Acquisitions: Lefty reliever Jake Diekman and righty reliever Sam Dyson

Trade partners: Phillies and Marlins, respectively

The trades: Rangers traded Cody Ege and Tomas Telis to the Miami Marlins in exchange for Dyson (July 31, 2015); traded Jorge Alfaro, Alec Asher, Jake Thompson, Nick Williams, Jerad Eickhoff and Matt Harrison to the Philadelphia Phillies in exchange for Cole Hamels, Diekman and cash (July 31, 2015).

Obviously Cole Hamels was the key player the Rangers acquired at the deadline, but Rangers president of baseball operations Jon Daniels' acquisition of these two relievers has had even more of an impact in the Rangers' climb back into contention, with Diekman and Dyson becoming hard-working and helpful additions to a Rangers bullpen that sorely needed help. Diekman, who possesses a 96-99 mph fastball, a hard slider and an occasional changeup, has already appeared in 15 games with Rangers, posting a 1.98 ERA and 0.95 WHIP.

Dyson, meanwhile, has also appeared in 15 games with the Rangers, and he has a 2.35 ERA and 0.98 WHIP, with just one walk in 15 1/3 innings. Dyson arrived to the Rangers with basically two pitches, a fastball and a slider. He threw two sliders in his first outing with the team, and one was hit for a go-ahead home run in extra innings (by Hunter Pence). The Rangers then told him to throw just his fastball, and all he has done is gets outs. How can Dyson get away with that? Because his fastball really is a nasty sinker; at 95-97 mph; he gets plenty of ground balls and strikeouts with it.

3. Toronto Blue Jays

Outfielder Ben Revere

Trade partner: Phillies

The trade: Blue Jays traded Jimmy Cordero and Alberto Tirado to the Phillies in exchange for Revere (July 31, 2015).

The Blue Jays had one of best trade deadlines in baseball history, highlighted by the acquisitions of pitching ace David Price and shortstop Troy Tulowitzki. But don't underestimate the deal that brought Revere north of the border.

As Jays manager John Gibbons told me this week, Revere has provided a huge defensive improvement in left field, especially in terms of outfield range, and that has helped make the pitching staff better. Of course, Revere hasn't been too shabby with the bat, too; he has a .316/.371/.347 slash line, with 17 runs in 26 games with the team. He was even promoted to the leadoff spot over the weekend.
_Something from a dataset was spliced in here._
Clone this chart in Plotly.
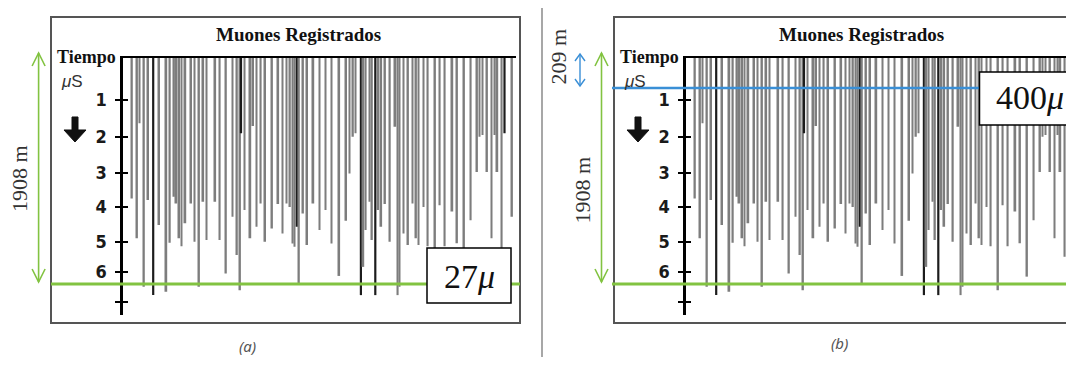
import plotly.graph_objects as go

# ---------------- data ----------------
# horizontal position of each registered muon trace (arbitrary units, 1 unit ~ 1 px of plot width)
X_POS = [9.4, 14.5, 17.0, 21.4, 25.6, 30.7, 36.6, 43.8, 47.3, 51.4, 53.8, 56.6, 59.0, 62.8,
         68.6, 72.0, 76.5, 80.7, 84.1, 92.7, 97.2, 103.4, 109.9, 114.4, 117.5, 118.5, 122.0,
         127.8, 130.6, 134.0, 138.2, 142.6, 149.5, 155.7, 159.9, 164.0, 167.4, 170.2, 171.9,
         174.3, 176.4, 180.5, 184.6, 190.8, 197.0, 202.9, 209.1, 216.7, 223.6, 227.0, 230.4,
         232.9, 238.4, 240.8, 243.2, 247.0, 249.4, 252.8, 255.6, 258.7, 262.5, 267.3, 272.8,
         275.2, 276.9, 281.1, 285.5, 290.0, 293.5, 295.9, 301.0, 305.2, 312.5, 317.2, 322.2,
         329.8, 334.5, 341.5, 348.2, 354.5, 357.0, 360.0, 364.5, 369.0, 372.2, 374.8, 379.2,
         382.0, 389.5]
# depth reached by each trace (axis units)
DEPTH = [4.03, 5.17, 1.87, 6.56, 4.07, 6.80, 4.79, 6.70, 5.30, 3.98, 4.17, 5.17, 5.40, 4.74,
         4.17, 5.27, 6.56, 4.12, 5.22, 4.12, 5.22, 6.18, 4.55, 5.65, 6.66, 2.16, 4.36,
         5.17, 1.95, 4.84, 4.17, 5.27, 4.89, 4.19, 5.03, 4.17, 4.27, 5.32, 5.41,
         4.84, 6.51, 4.46, 5.36, 4.17, 4.93, 4.36, 5.32, 6.25, 4.67, 3.31, 2.26,
         2.16, 6.80, 5.99, 4.93, 4.12, 5.22, 6.80, 4.36, 4.84, 4.19, 5.27, 1.97,
         6.80, 6.56, 5.03, 5.36, 4.17, 5.17, 5.36, 4.27, 5.40, 6.66, 4.22, 5.40,
         4.40, 5.31, 6.27, 4.65, 3.27, 2.26, 2.21, 3.27, 5.17, 2.21, 3.27, 5.70,
         2.16, 4.55]
DARK = {5, 25, 39, 52, 57, 87}   # indices of the darker (black) traces

TICK_POS = [1.20, 2.27, 3.30, 4.27, 5.28, 6.14, 7.0]
TICK_TEXT = ["1", "2", "3", "4", "5", "6", ""]

GREEN_LEVEL = 6.48
BLUE_LEVEL = 0.86
LABEL_A = "27<i>μ</i>"
LABEL_B = "400<i>μ</i>"

# ---------------- layout helpers ----------------
# the page body has an 8 px margin: the figure is placed at (8, 8)
OFF = 8
W, H = 1074 - OFF, 365 - 2 * OFF
def px(x): return (x - OFF) / W
def py(y): return 1 - (y - OFF) / H

YR = [7.37, 0]
YDOM = [py(315), py(58)]
SERIF = "Liberation Serif, Times New Roman, serif"
GREEN = "#82c341"
BLUE = "#3a8fd6"

colors = ["#1c1c1c" if i in DARK else "#7d7d7d" for i in range(len(X_POS))]
widths = [2.2 if i in DARK else 1.8 for i in range(len(X_POS))]

fig = go.Figure()
for xa, ya, yo in (("x", "y", "y3"), ("x2", "y2", "y4")):
    fig.add_trace(go.Bar(x=X_POS, y=DEPTH, width=widths, xaxis=xa, yaxis=ya,
                         marker=dict(color=colors, line=dict(width=0)),
                         showlegend=False, hoverinfo="skip"))
    fig.add_trace(go.Scatter(x=[X_POS[0]], y=[DEPTH[0]], xaxis=xa, yaxis=yo, mode="markers",
                             marker=dict(opacity=0), showlegend=False, hoverinfo="skip"))

tickfont = dict(family="Liberation Sans Narrow, DejaVu Sans Condensed, Arial Narrow, sans-serif",
                size=18, color="#1a1a1a", weight="bold")

def xax(dom, rng, anchor):
    return dict(domain=dom, range=rng, anchor=anchor, side="top", showline=True,
                linecolor="black", linewidth=2, showticklabels=False, ticks="",
                showgrid=False, zeroline=False, fixedrange=True)

def yax(anchor):
    return dict(domain=YDOM, range=YR, anchor=anchor, showline=True, linecolor="black",
                linewidth=3, ticks="outside", ticklen=5, tickwidth=2, tickcolor="black",
                tickvals=TICK_POS, ticktext=TICK_TEXT, tickfont=tickfont,
                ticklabelstandoff=4, showgrid=False, zeroline=False)

def yov(over, anchor):
    return dict(overlaying=over, anchor=anchor, range=YR, side="left", ticks="inside",
                ticklen=5, tickwidth=2, tickcolor="black", tickvals=TICK_POS,
                showticklabels=False, showline=False, showgrid=False, zeroline=False)

shapes = []
annotations = []

def line(x0, y0, x1, y1, color, width):
    shapes.append(dict(type="line", xref="paper", yref="paper", x0=px(x0), y0=py(y0),
                       x1=px(x1), y1=py(y1), line=dict(color=color, width=width)))

def path(pts, color, width, fill=None):
    d = "M " + " L ".join(f"{px(a):.5f},{py(b):.5f}" for a, b in pts)
    if fill:
        d += " Z"
    shapes.append(dict(type="path", xref="paper", yref="paper", path=d,
                       line=dict(color=color, width=width),
                       fillcolor=fill if fill else "rgba(0,0,0,0)"))

def dbl_arrow(x, y0, y1, color, hw, hh, width=1.6):
    line(x, y0, x, y1, color, width)
    path([(x - hw, y0 + hh), (x, y0), (x + hw, y0 + hh)], color, width)
    path([(x - hw, y1 - hh), (x, y1), (x + hw, y1 - hh)], color, width)

def text(x, y, s, size, family=SERIF, color="#222", angle=0, bold=False, italic=False):
    annotations.append(dict(x=px(x), y=py(y), xref="paper", yref="paper", text=s,
                            showarrow=False, xanchor="center", yanchor="middle",
                            textangle=angle,
                            font=dict(family=family, size=size, color=color,
                                      weight="bold" if bold else "normal",
                                      style="italic" if italic else "normal")))

# separator
line(542, 8, 542, 357, "#8a8a8a", 1.5)

for dx, fright in ((0, 520), (563, 1090)):
    # frame
    shapes.append(dict(type="rect", xref="paper", yref="paper", x0=px(51 + dx), x1=px(fright),
                       y0=py(323), y1=py(17), line=dict(color="#555555", width=2),
                       fillcolor="rgba(0,0,0,0)", layer="below"))
    text(298 + dx, 35, "Muones Registrados", 19, bold=True, color="#111")
    text(86 + dx, 57, "Tiempo", 18, bold=True, color="#111")
    text(72 + dx, 81, "<i>μ</i>S", 17, color="#333", family="Liberation Sans, Arial, sans-serif")
    # down arrow
    path([(72 + dx, 117), (78 + dx, 117), (78 + dx, 130), (86 + dx, 130), (75 + dx, 142),
          (64 + dx, 130), (72 + dx, 130)], "#111", 1, fill="#111")

# green reference lines
shapes.append(dict(type="line", xref="paper", yref="y", x0=px(51), x1=px(520),
                   y0=GREEN_LEVEL, y1=GREEN_LEVEL, line=dict(color=GREEN, width=3)))
shapes.append(dict(type="line", xref="paper", yref="y2", x0=px(612), x1=1.0,
                   y0=GREEN_LEVEL, y1=GREEN_LEVEL, line=dict(color=GREEN, width=3)))
# blue reference line
shapes.append(dict(type="line", xref="paper", yref="y2", x0=px(612), x1=px(980),
                   y0=BLUE_LEVEL, y1=BLUE_LEVEL, line=dict(color=BLUE, width=2.5)))

# arrows and distance labels
dbl_arrow(38.6, 53, 282, GREEN, 6.5, 13)
text(19, 179, "1908 m", 22, angle=-90, color="#333")
dbl_arrow(601.5, 53, 282, GREEN, 6.5, 13)
text(582.5, 190, "1908 m", 22, angle=-90, color="#333")
dbl_arrow(580, 54, 86, BLUE, 5, 7, width=1.4)
text(558.5, 57, "209 m", 22, angle=-90, color="#333")

# boxes
shapes.append(dict(type="rect", xref="paper", yref="paper", x0=px(427), x1=px(511),
                   y0=py(303), y1=py(248), line=dict(color="black", width=1.5), fillcolor="white"))
text(469, 276, LABEL_A, 34, color="#111")
shapes.append(dict(type="rect", xref="paper", yref="paper", x0=px(979.5), x1=px(1090),
                   y0=py(125), y1=py(72), line=dict(color="black", width=1.5), fillcolor="white"))
text(1030, 98, LABEL_B, 34, color="#111")

# sub-figure labels
text(247, 346, "(a)", 15, family="Noto Sans, Open Sans, sans-serif", color="#555", italic=True)
text(839, 343, "(b)", 15, family="Noto Sans, Open Sans, sans-serif", color="#555", italic=True)

fig.update_layout(
    width=W, height=H, margin=dict(l=0, r=0, t=0, b=0),
    paper_bgcolor="white", plot_bgcolor="rgba(0,0,0,0)",
    barmode="overlay", showlegend=False,
    xaxis=xax([px(122.5), px(515.5)], [0, 393], "y"),
    yaxis=yax("x"),
    yaxis3=yov("y", "x"),
    xaxis2=xax([px(685.5), 1.0], [0, 388.5], "y2"),
    yaxis2=yax("x2"),
    yaxis4=yov("y2", "x2"),
    shapes=shapes, annotations=annotations,
)

fig.write_html("out.html")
This is a player who can help the team in many ways in September and into the postseason.

4. Minnesota Twins

Veteran right-handed reliever Kevin Jepsen

Trade partner: Rays

The trade: Twins traded Chih-Wei Hu and Alexis Tapia to the Tampa Bay Rays in exchange for Jepsen (July 31, 2015).

The Twins and Rays were both in the wild-card hunt at the trade deadline, and the Rays decided to become moderate sellers and the Twins moderate buyers. Thus, the Jepsen trade made sense for both clubs. The 31-year-old Jepsen has been a difference-maker for the Twins, posting an impressive 1.32 ERA and 0.88 WHIP with four saves while filling in for injured closer Glen Perkins. It was a solid move by Twins GM Terry Ryan, and it has kept the Twins in the playoff hunt.

5. St. Louis Cardinals

Righty reliever Steve Cishek

Trade partner: Marlins

The trade: Cardinals traded Kyle Barraclough to the Marlins in exchange for Cishek (July 24, 2015).
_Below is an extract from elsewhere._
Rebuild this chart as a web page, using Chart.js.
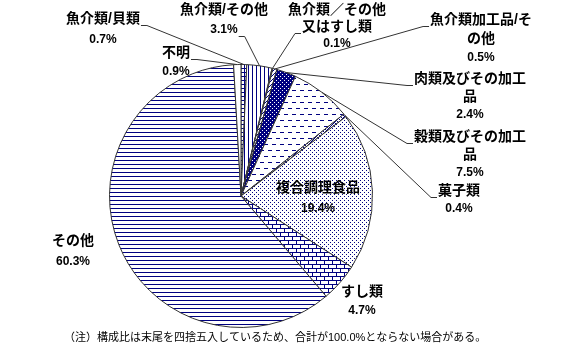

Cardinals GM John Mozeliak always seems to make that one in-season move that has a greater impact than expected down the stretch, and this year it was the Cishek acquisition. Cishek started the season as the returning Marlins closer but got off to a terrible start. But he started pitching better in June, and Cardinals scouts advised Mozeliak that Cishek looked more like the pitcher who had saved 73 games over the previous two seasons than the guy who posted a 9.82 ERA in April and 5.25 ERA in May. The Cards jumped to acquire him, and he has not disappointed, posting a 0.75 ERA and 1.08 WHIP in 14 outings for the Cardinals. More importantly, he has added depth to the bullpen, which helps the entire unit, including closer Trevor Rosenthal.